Goal
Copy out the listing in full, exactly as written, but not its pictures.

Supplied information
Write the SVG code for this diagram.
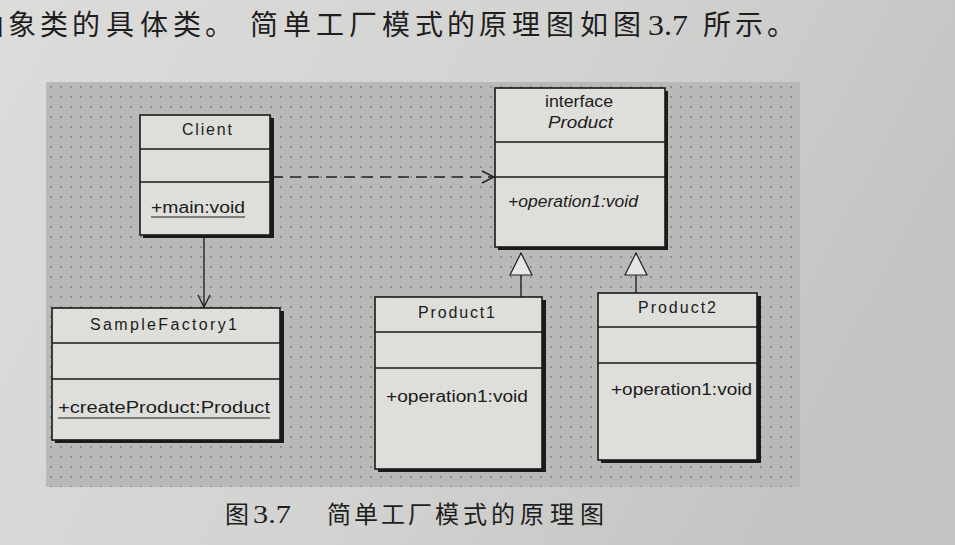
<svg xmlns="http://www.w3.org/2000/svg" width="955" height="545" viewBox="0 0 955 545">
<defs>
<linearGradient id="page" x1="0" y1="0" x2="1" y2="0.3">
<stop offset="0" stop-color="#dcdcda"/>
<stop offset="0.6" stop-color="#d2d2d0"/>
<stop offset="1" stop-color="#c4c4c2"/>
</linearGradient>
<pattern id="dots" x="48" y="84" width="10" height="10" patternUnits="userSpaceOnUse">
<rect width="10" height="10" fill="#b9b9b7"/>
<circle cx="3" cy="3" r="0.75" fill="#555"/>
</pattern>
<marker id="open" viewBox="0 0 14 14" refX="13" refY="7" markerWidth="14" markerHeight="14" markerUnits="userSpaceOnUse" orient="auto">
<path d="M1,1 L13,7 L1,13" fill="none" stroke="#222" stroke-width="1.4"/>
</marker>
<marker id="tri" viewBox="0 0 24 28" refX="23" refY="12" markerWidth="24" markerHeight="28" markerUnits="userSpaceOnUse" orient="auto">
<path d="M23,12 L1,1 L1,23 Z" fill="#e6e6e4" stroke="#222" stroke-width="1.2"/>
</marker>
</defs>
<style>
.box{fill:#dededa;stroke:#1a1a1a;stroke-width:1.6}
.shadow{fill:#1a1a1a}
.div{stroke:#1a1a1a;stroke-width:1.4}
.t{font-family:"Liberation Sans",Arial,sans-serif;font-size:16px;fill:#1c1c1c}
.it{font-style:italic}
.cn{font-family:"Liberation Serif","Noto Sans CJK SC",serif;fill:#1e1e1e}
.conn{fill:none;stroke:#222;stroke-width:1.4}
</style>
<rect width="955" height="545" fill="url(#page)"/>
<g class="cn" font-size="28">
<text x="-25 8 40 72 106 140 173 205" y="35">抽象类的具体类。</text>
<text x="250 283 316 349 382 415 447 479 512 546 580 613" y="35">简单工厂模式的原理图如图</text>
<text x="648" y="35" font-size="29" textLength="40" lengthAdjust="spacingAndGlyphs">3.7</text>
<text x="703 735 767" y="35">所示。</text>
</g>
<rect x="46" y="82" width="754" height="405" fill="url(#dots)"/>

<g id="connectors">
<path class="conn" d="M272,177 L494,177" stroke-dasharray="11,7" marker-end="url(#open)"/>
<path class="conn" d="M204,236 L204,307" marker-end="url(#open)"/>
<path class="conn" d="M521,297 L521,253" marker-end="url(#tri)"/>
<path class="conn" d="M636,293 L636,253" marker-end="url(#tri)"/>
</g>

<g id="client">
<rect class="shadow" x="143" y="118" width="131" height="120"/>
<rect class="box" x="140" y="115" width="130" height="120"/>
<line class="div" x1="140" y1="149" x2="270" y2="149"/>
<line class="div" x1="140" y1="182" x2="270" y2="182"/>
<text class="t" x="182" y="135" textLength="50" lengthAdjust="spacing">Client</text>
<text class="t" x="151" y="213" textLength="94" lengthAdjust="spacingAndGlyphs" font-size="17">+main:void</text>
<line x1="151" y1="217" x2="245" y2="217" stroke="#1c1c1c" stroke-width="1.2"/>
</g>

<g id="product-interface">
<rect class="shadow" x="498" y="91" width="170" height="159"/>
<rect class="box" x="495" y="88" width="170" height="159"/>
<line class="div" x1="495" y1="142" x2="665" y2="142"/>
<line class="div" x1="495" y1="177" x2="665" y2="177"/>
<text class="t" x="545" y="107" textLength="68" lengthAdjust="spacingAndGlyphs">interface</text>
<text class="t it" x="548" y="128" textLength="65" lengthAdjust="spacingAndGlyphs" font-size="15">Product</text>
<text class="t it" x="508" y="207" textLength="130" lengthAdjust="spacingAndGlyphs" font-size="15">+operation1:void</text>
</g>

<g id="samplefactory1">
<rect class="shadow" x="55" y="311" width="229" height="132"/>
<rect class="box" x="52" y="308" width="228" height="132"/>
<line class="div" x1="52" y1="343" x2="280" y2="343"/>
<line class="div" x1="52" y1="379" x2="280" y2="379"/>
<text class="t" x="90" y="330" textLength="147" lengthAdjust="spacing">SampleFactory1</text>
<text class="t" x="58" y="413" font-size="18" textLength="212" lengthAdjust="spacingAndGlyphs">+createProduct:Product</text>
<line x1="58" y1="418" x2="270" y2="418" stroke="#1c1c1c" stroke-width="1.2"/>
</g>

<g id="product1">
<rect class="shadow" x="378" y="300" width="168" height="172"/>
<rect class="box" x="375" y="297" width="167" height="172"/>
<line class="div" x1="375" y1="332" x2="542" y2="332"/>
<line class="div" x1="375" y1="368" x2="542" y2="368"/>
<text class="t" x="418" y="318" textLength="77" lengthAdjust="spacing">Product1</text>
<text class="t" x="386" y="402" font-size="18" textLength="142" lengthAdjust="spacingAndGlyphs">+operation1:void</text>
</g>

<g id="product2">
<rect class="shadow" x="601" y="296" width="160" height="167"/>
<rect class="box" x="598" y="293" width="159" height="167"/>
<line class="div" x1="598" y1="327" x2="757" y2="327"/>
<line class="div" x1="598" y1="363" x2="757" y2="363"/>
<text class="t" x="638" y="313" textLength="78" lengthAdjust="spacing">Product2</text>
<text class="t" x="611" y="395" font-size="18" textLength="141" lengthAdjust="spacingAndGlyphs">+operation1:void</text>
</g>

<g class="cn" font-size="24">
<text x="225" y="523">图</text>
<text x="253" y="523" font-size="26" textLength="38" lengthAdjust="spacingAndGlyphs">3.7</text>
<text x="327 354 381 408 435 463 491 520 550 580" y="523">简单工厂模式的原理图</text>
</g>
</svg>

Answer for the task
Write the SVG code for this diagram.
<svg xmlns="http://www.w3.org/2000/svg" width="955" height="545" viewBox="0 0 955 545">
<defs>
<linearGradient id="page" x1="0" y1="0" x2="1" y2="0.3">
<stop offset="0" stop-color="#dcdcda"/>
<stop offset="0.6" stop-color="#d2d2d0"/>
<stop offset="1" stop-color="#c4c4c2"/>
</linearGradient>
<pattern id="dots" x="48" y="84" width="10" height="10" patternUnits="userSpaceOnUse">
<rect width="10" height="10" fill="#b9b9b7"/>
<circle cx="3" cy="3" r="0.75" fill="#555"/>
</pattern>
<marker id="open" viewBox="0 0 14 14" refX="13" refY="7" markerWidth="14" markerHeight="14" markerUnits="userSpaceOnUse" orient="auto">
<path d="M1,1 L13,7 L1,13" fill="none" stroke="#222" stroke-width="1.4"/>
</marker>
<marker id="tri" viewBox="0 0 24 28" refX="23" refY="12" markerWidth="24" markerHeight="28" markerUnits="userSpaceOnUse" orient="auto">
<path d="M23,12 L1,1 L1,23 Z" fill="#e6e6e4" stroke="#222" stroke-width="1.2"/>
</marker>
</defs>
<style>
.box{fill:#dededa;stroke:#1a1a1a;stroke-width:1.6}
.shadow{fill:#1a1a1a}
.div{stroke:#1a1a1a;stroke-width:1.4}
.t{font-family:"Liberation Sans",Arial,sans-serif;font-size:16px;fill:#1c1c1c}
.it{font-style:italic}
.cn{font-family:"Liberation Serif","Noto Sans CJK SC",serif;fill:#1e1e1e}
.conn{fill:none;stroke:#222;stroke-width:1.4}
</style>
<rect width="955" height="545" fill="url(#page)"/>
<g class="cn" font-size="28">
<text x="-25 8 40 72 106 140 173 205" y="35">抽象类的具体类。</text>
<text x="250 283 316 349 382 415 447 479 512 546 580 613" y="35">简单工厂模式的原理图如图</text>
<text x="648" y="35" font-size="29" textLength="40" lengthAdjust="spacingAndGlyphs">3.7</text>
<text x="703 735 767" y="35">所示。</text>
</g>
<rect x="46" y="82" width="754" height="405" fill="url(#dots)"/>

<g id="connectors">
<path class="conn" d="M272,177 L494,177" stroke-dasharray="11,7" marker-end="url(#open)"/>
<path class="conn" d="M204,236 L204,307" marker-end="url(#open)"/>
<path class="conn" d="M521,297 L521,253" marker-end="url(#tri)"/>
<path class="conn" d="M636,293 L636,253" marker-end="url(#tri)"/>
</g>

<g id="client">
<rect class="shadow" x="143" y="118" width="131" height="120"/>
<rect class="box" x="140" y="115" width="130" height="120"/>
<line class="div" x1="140" y1="149" x2="270" y2="149"/>
<line class="div" x1="140" y1="182" x2="270" y2="182"/>
<text class="t" x="182" y="135" textLength="50" lengthAdjust="spacing">Client</text>
<text class="t" x="151" y="213" textLength="94" lengthAdjust="spacingAndGlyphs" font-size="17">+main:void</text>
<line x1="151" y1="217" x2="245" y2="217" stroke="#1c1c1c" stroke-width="1.2"/>
</g>

<g id="product-interface">
<rect class="shadow" x="498" y="91" width="170" height="159"/>
<rect class="box" x="495" y="88" width="170" height="159"/>
<line class="div" x1="495" y1="142" x2="665" y2="142"/>
<line class="div" x1="495" y1="177" x2="665" y2="177"/>
<text class="t" x="545" y="107" textLength="68" lengthAdjust="spacingAndGlyphs">interface</text>
<text class="t it" x="548" y="128" textLength="65" lengthAdjust="spacingAndGlyphs" font-size="15">Product</text>
<text class="t it" x="508" y="207" textLength="130" lengthAdjust="spacingAndGlyphs" font-size="15">+operation1:void</text>
</g>

<g id="samplefactory1">
<rect class="shadow" x="55" y="311" width="229" height="132"/>
<rect class="box" x="52" y="308" width="228" height="132"/>
<line class="div" x1="52" y1="343" x2="280" y2="343"/>
<line class="div" x1="52" y1="379" x2="280" y2="379"/>
<text class="t" x="90" y="330" textLength="147" lengthAdjust="spacing">SampleFactory1</text>
<text class="t" x="58" y="413" font-size="18" textLength="212" lengthAdjust="spacingAndGlyphs">+createProduct:Product</text>
<line x1="58" y1="418" x2="270" y2="418" stroke="#1c1c1c" stroke-width="1.2"/>
</g>

<g id="product1">
<rect class="shadow" x="378" y="300" width="168" height="172"/>
<rect class="box" x="375" y="297" width="167" height="172"/>
<line class="div" x1="375" y1="332" x2="542" y2="332"/>
<line class="div" x1="375" y1="368" x2="542" y2="368"/>
<text class="t" x="418" y="318" textLength="77" lengthAdjust="spacing">Product1</text>
<text class="t" x="386" y="402" font-size="18" textLength="142" lengthAdjust="spacingAndGlyphs">+operation1:void</text>
</g>

<g id="product2">
<rect class="shadow" x="601" y="296" width="160" height="167"/>
<rect class="box" x="598" y="293" width="159" height="167"/>
<line class="div" x1="598" y1="327" x2="757" y2="327"/>
<line class="div" x1="598" y1="363" x2="757" y2="363"/>
<text class="t" x="638" y="313" textLength="78" lengthAdjust="spacing">Product2</text>
<text class="t" x="611" y="395" font-size="18" textLength="141" lengthAdjust="spacingAndGlyphs">+operation1:void</text>
</g>

<g class="cn" font-size="24">
<text x="225" y="523">图</text>
<text x="253" y="523" font-size="26" textLength="38" lengthAdjust="spacingAndGlyphs">3.7</text>
<text x="327 354 381 408 435 463 491 520 550 580" y="523">简单工厂模式的原理图</text>
</g>
</svg>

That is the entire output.